## [WHAT TO DO]
Below is a listing; reproduce each line of it exactly.

## [RECORDED INFORMATION]
++++++++

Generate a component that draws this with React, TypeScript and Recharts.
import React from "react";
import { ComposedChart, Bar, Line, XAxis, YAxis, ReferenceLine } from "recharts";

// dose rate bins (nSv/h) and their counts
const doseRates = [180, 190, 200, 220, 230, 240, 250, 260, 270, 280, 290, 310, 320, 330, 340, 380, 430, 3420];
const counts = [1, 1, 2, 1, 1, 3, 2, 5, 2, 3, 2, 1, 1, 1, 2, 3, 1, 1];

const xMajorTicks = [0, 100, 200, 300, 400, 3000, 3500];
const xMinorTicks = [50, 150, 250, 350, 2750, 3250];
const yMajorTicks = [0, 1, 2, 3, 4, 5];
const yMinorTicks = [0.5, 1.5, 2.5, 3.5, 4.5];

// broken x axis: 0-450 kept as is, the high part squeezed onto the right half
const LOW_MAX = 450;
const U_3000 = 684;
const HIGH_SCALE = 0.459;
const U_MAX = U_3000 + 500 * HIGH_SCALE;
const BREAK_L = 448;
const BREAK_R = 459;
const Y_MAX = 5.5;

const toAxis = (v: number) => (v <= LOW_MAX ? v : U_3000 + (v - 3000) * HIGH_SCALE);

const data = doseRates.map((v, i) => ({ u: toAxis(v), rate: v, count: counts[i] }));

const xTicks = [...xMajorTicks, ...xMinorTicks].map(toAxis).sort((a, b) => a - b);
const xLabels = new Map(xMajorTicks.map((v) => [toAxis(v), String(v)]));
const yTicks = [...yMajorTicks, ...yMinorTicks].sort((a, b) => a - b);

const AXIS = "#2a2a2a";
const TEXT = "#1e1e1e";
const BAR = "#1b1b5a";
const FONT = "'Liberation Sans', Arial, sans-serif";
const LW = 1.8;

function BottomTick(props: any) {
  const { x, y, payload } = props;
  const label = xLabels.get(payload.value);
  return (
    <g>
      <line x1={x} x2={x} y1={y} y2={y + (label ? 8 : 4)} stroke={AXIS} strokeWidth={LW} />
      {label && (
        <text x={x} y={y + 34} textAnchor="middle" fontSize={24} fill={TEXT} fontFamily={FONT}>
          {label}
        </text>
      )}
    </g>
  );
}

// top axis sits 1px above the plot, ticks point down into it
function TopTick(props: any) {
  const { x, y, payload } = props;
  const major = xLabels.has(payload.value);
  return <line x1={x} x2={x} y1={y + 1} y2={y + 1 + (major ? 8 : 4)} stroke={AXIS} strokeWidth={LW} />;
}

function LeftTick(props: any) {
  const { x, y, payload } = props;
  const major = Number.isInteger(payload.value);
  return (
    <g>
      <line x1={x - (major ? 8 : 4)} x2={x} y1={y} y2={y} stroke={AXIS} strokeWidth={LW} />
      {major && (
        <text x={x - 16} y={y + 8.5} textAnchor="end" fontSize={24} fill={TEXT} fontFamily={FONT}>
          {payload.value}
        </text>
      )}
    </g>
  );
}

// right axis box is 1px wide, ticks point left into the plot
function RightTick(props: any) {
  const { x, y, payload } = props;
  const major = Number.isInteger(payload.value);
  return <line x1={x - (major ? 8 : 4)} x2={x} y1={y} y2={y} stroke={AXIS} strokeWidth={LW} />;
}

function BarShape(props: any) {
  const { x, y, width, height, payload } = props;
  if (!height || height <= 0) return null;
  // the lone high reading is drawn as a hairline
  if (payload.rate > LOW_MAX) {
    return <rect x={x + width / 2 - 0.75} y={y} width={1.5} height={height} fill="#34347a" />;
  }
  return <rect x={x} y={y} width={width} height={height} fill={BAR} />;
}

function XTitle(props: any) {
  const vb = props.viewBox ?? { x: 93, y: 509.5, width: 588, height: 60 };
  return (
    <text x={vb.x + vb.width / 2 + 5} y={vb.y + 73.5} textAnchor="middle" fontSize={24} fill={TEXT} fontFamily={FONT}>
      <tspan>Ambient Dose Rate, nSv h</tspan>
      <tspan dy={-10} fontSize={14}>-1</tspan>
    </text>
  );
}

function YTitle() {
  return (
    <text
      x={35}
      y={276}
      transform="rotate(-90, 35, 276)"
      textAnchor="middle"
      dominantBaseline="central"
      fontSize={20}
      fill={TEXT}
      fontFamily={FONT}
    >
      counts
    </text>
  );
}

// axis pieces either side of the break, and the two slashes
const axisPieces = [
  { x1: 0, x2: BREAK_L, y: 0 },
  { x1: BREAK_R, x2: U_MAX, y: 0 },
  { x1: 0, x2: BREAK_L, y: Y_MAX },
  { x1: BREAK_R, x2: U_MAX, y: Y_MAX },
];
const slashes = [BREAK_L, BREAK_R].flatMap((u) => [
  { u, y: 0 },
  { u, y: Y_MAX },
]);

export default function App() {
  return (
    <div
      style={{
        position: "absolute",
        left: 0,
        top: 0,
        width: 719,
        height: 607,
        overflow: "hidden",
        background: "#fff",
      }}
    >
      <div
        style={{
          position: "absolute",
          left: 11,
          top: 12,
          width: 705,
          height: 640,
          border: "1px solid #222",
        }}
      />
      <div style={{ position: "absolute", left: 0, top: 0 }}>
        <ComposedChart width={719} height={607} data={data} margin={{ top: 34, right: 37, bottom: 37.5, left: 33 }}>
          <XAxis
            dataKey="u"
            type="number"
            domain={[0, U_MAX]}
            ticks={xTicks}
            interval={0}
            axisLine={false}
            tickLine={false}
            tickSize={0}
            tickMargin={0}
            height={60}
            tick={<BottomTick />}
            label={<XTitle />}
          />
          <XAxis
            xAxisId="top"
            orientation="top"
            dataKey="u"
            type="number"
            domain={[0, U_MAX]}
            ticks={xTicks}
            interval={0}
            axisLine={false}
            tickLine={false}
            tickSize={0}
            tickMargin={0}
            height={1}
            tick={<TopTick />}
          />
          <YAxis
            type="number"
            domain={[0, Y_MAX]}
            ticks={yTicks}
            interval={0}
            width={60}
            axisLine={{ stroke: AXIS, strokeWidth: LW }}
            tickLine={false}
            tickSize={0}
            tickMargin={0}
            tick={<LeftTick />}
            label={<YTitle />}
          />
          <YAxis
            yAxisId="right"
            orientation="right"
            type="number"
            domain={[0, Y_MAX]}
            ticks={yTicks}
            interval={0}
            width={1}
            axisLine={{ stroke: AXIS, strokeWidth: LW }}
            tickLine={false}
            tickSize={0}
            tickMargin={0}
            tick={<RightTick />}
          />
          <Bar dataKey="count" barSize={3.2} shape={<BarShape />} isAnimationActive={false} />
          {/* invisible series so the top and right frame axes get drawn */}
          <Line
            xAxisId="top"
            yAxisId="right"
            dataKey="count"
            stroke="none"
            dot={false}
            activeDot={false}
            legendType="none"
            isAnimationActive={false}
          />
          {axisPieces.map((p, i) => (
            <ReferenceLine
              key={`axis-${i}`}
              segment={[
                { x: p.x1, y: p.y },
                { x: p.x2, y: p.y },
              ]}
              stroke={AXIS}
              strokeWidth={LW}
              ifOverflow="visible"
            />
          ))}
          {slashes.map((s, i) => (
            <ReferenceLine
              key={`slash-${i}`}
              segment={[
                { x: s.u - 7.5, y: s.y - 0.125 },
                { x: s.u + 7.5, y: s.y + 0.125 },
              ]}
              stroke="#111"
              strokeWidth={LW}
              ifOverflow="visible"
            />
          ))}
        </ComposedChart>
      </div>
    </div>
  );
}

++++++++

## [SOLUTION]
Generate a component that draws this with React, TypeScript and Recharts.
import React from "react";
import { ComposedChart, Bar, Line, XAxis, YAxis, ReferenceLine } from "recharts";

// dose rate bins (nSv/h) and their counts
const doseRates = [180, 190, 200, 220, 230, 240, 250, 260, 270, 280, 290, 310, 320, 330, 340, 380, 430, 3420];
const counts = [1, 1, 2, 1, 1, 3, 2, 5, 2, 3, 2, 1, 1, 1, 2, 3, 1, 1];

const xMajorTicks = [0, 100, 200, 300, 400, 3000, 3500];
const xMinorTicks = [50, 150, 250, 350, 2750, 3250];
const yMajorTicks = [0, 1, 2, 3, 4, 5];
const yMinorTicks = [0.5, 1.5, 2.5, 3.5, 4.5];

// broken x axis: 0-450 kept as is, the high part squeezed onto the right half
const LOW_MAX = 450;
const U_3000 = 684;
const HIGH_SCALE = 0.459;
const U_MAX = U_3000 + 500 * HIGH_SCALE;
const BREAK_L = 448;
const BREAK_R = 459;
const Y_MAX = 5.5;

const toAxis = (v: number) => (v <= LOW_MAX ? v : U_3000 + (v - 3000) * HIGH_SCALE);

const data = doseRates.map((v, i) => ({ u: toAxis(v), rate: v, count: counts[i] }));

const xTicks = [...xMajorTicks, ...xMinorTicks].map(toAxis).sort((a, b) => a - b);
const xLabels = new Map(xMajorTicks.map((v) => [toAxis(v), String(v)]));
const yTicks = [...yMajorTicks, ...yMinorTicks].sort((a, b) => a - b);

const AXIS = "#2a2a2a";
const TEXT = "#1e1e1e";
const BAR = "#1b1b5a";
const FONT = "'Liberation Sans', Arial, sans-serif";
const LW = 1.8;

function BottomTick(props: any) {
  const { x, y, payload } = props;
  const label = xLabels.get(payload.value);
  return (
    <g>
      <line x1={x} x2={x} y1={y} y2={y + (label ? 8 : 4)} stroke={AXIS} strokeWidth={LW} />
      {label && (
        <text x={x} y={y + 34} textAnchor="middle" fontSize={24} fill={TEXT} fontFamily={FONT}>
          {label}
        </text>
      )}
    </g>
  );
}

// top axis sits 1px above the plot, ticks point down into it
function TopTick(props: any) {
  const { x, y, payload } = props;
  const major = xLabels.has(payload.value);
  return <line x1={x} x2={x} y1={y + 1} y2={y + 1 + (major ? 8 : 4)} stroke={AXIS} strokeWidth={LW} />;
}

function LeftTick(props: any) {
  const { x, y, payload } = props;
  const major = Number.isInteger(payload.value);
  return (
    <g>
      <line x1={x - (major ? 8 : 4)} x2={x} y1={y} y2={y} stroke={AXIS} strokeWidth={LW} />
      {major && (
        <text x={x - 16} y={y + 8.5} textAnchor="end" fontSize={24} fill={TEXT} fontFamily={FONT}>
          {payload.value}
        </text>
      )}
    </g>
  );
}

// right axis box is 1px wide, ticks point left into the plot
function RightTick(props: any) {
  const { x, y, payload } = props;
  const major = Number.isInteger(payload.value);
  return <line x1={x - (major ? 8 : 4)} x2={x} y1={y} y2={y} stroke={AXIS} strokeWidth={LW} />;
}

function BarShape(props: any) {
  const { x, y, width, height, payload } = props;
  if (!height || height <= 0) return null;
  // the lone high reading is drawn as a hairline
  if (payload.rate > LOW_MAX) {
    return <rect x={x + width / 2 - 0.75} y={y} width={1.5} height={height} fill="#34347a" />;
  }
  return <rect x={x} y={y} width={width} height={height} fill={BAR} />;
}

function XTitle(props: any) {
  const vb = props.viewBox ?? { x: 93, y: 509.5, width: 588, height: 60 };
  return (
    <text x={vb.x + vb.width / 2 + 5} y={vb.y + 73.5} textAnchor="middle" fontSize={24} fill={TEXT} fontFamily={FONT}>
      <tspan>Ambient Dose Rate, nSv h</tspan>
      <tspan dy={-10} fontSize={14}>-1</tspan>
    </text>
  );
}

function YTitle() {
  return (
    <text
      x={35}
      y={276}
      transform="rotate(-90, 35, 276)"
      textAnchor="middle"
      dominantBaseline="central"
      fontSize={20}
      fill={TEXT}
      fontFamily={FONT}
    >
      counts
    </text>
  );
}

// axis pieces either side of the break, and the two slashes
const axisPieces = [
  { x1: 0, x2: BREAK_L, y: 0 },
  { x1: BREAK_R, x2: U_MAX, y: 0 },
  { x1: 0, x2: BREAK_L, y: Y_MAX },
  { x1: BREAK_R, x2: U_MAX, y: Y_MAX },
];
const slashes = [BREAK_L, BREAK_R].flatMap((u) => [
  { u, y: 0 },
  { u, y: Y_MAX },
]);

export default function App() {
  return (
    <div
      style={{
        position: "absolute",
        left: 0,
        top: 0,
        width: 719,
        height: 607,
        overflow: "hidden",
        background: "#fff",
      }}
    >
      <div
        style={{
          position: "absolute",
          left: 11,
          top: 12,
          width: 705,
          height: 640,
          border: "1px solid #222",
        }}
      />
      <div style={{ position: "absolute", left: 0, top: 0 }}>
        <ComposedChart width={719} height={607} data={data} margin={{ top: 34, right: 37, bottom: 37.5, left: 33 }}>
          <XAxis
            dataKey="u"
            type="number"
            domain={[0, U_MAX]}
            ticks={xTicks}
            interval={0}
            axisLine={false}
            tickLine={false}
            tickSize={0}
            tickMargin={0}
            height={60}
            tick={<BottomTick />}
            label={<XTitle />}
          />
          <XAxis
            xAxisId="top"
            orientation="top"
            dataKey="u"
            type="number"
            domain={[0, U_MAX]}
            ticks={xTicks}
            interval={0}
            axisLine={false}
            tickLine={false}
            tickSize={0}
            tickMargin={0}
            height={1}
            tick={<TopTick />}
          />
          <YAxis
            type="number"
            domain={[0, Y_MAX]}
            ticks={yTicks}
            interval={0}
            width={60}
            axisLine={{ stroke: AXIS, strokeWidth: LW }}
            tickLine={false}
            tickSize={0}
            tickMargin={0}
            tick={<LeftTick />}
            label={<YTitle />}
          />
          <YAxis
            yAxisId="right"
            orientation="right"
            type="number"
            domain={[0, Y_MAX]}
            ticks={yTicks}
            interval={0}
            width={1}
            axisLine={{ stroke: AXIS, strokeWidth: LW }}
            tickLine={false}
            tickSize={0}
            tickMargin={0}
            tick={<RightTick />}
          />
          <Bar dataKey="count" barSize={3.2} shape={<BarShape />} isAnimationActive={false} />
          {/* invisible series so the top and right frame axes get drawn */}
          <Line
            xAxisId="top"
            yAxisId="right"
            dataKey="count"
            stroke="none"
            dot={false}
            activeDot={false}
            legendType="none"
            isAnimationActive={false}
          />
          {axisPieces.map((p, i) => (
            <ReferenceLine
              key={`axis-${i}`}
              segment={[
                { x: p.x1, y: p.y },
                { x: p.x2, y: p.y },
              ]}
              stroke={AXIS}
              strokeWidth={LW}
              ifOverflow="visible"
            />
          ))}
          {slashes.map((s, i) => (
            <ReferenceLine
              key={`slash-${i}`}
              segment={[
                { x: s.u - 7.5, y: s.y - 0.125 },
                { x: s.u + 7.5, y: s.y + 0.125 },
              ]}
              stroke="#111"
              strokeWidth={LW}
              ifOverflow="visible"
            />
          ))}
        </ComposedChart>
      </div>
    </div>
  );
}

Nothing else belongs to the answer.